* GOAL
Scan each line of the records for the word "diagram" and extract the ones that have it.

* MATERIAL PROVIDED

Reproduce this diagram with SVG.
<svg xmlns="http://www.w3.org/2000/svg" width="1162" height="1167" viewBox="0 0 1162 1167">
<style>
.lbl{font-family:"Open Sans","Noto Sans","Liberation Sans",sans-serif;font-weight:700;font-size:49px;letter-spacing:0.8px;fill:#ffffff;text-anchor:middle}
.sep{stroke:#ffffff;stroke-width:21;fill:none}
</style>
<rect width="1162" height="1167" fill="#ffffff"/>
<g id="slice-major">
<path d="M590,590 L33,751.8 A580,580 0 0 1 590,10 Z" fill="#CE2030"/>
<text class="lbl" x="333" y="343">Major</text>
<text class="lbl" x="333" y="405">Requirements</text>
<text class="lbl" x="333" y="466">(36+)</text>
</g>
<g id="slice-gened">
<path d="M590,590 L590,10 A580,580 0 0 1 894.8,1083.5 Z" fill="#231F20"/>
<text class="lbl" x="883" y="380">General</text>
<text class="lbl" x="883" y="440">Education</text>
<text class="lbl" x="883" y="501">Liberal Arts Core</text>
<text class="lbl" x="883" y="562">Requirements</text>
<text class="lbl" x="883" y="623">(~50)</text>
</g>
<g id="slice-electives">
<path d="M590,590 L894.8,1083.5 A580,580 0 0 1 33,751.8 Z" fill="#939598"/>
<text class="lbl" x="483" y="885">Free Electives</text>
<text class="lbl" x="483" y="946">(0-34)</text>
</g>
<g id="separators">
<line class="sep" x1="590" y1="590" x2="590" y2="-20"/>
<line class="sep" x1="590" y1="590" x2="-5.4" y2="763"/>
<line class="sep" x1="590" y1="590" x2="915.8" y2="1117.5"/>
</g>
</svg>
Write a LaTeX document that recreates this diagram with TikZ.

* FINISHED TASK
Reproduce this diagram with SVG.
Write a LaTeX document that recreates this diagram with TikZ.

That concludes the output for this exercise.